Published 8th February 2002


Nigeria

Torrents of trouble

Policy failures and political ambitions lie behind the latest tragedies and threaten the government

When British Prime Minister Tony Blair visits President Olusegun Obasanjo this week, he will find his host facing something like a civil war. Officially, the two leaders will discuss Africa's development plans, the war against terrorism, and Zimbabwe's President Robert Mugabe. But Nigeria's internal predicament ­ communal violence, corruption, crime, human rights abuses ­ is as bad as Zimbabwe's political crisis, although it gets less media coverage. If things were as bad in the Balkans, European newspapers would call it a war. President Obasanjo has been strongly supported by the West since his inauguration in May 1999 (AC Vol 40 No 12). He was painted as a southerner trusted and supported in the north; a Christian with many Muslim friends; a retired general who could face down rebellious officers; a former political detainee committed to human rights and the outlawing of military rule; a world-class anti-corruption campaigner, committed to wiping out graft.

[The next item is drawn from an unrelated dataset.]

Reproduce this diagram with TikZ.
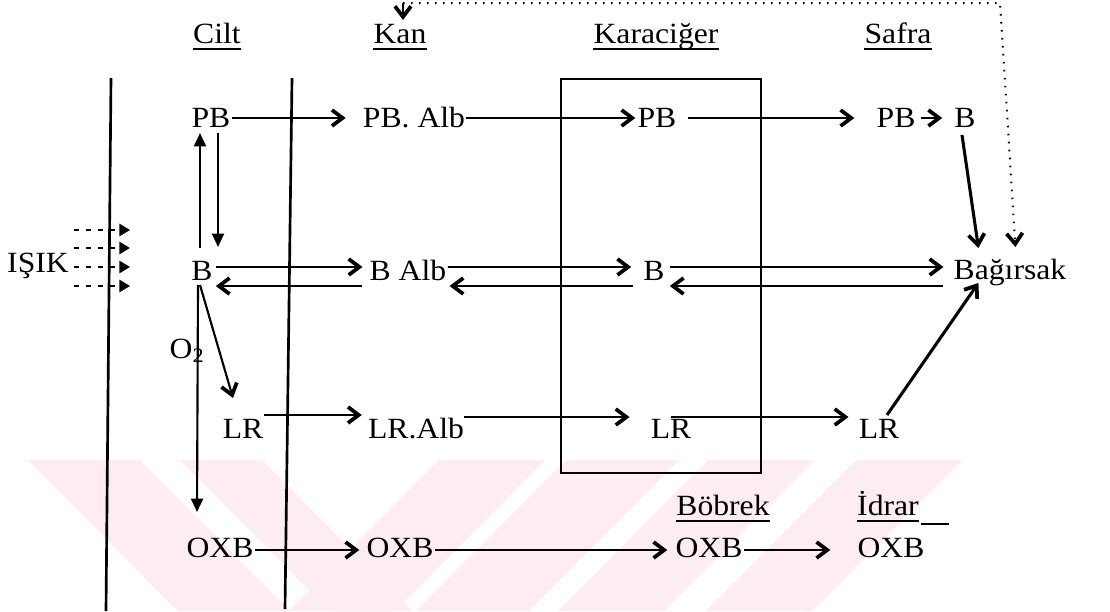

Two and a half years on, Nigeria is still trapped in its grim cycle of poverty, corruption, ethnic violence and political paralysis. The crises of recent months have been so grave that the survival in office of Obasanjo's government seems a minor miracle. As Blair lands in Nigeria, the country is trying to get over some fresh body blows. On 27 January an explosion of army ammunition at the Ikeja cantonment in Lagos killed more than a thousand people ­ some blown up, many more drowned in canals and lagoons while trying to flee. As Nigerians debated whether the tragedy was caused by gross military negligence, sabotage, or both, the national police force began its first ever strike. Obasanjo at once declared the strikers saboteurs and mutineers, and deployed troops in the country's most sensitive locations. This fell just short of a declaration of martial law. Ordering in the army to stop a military putsch would be Obasanjo's last line of defence. But the accusation of mutiny ended the protest in three days.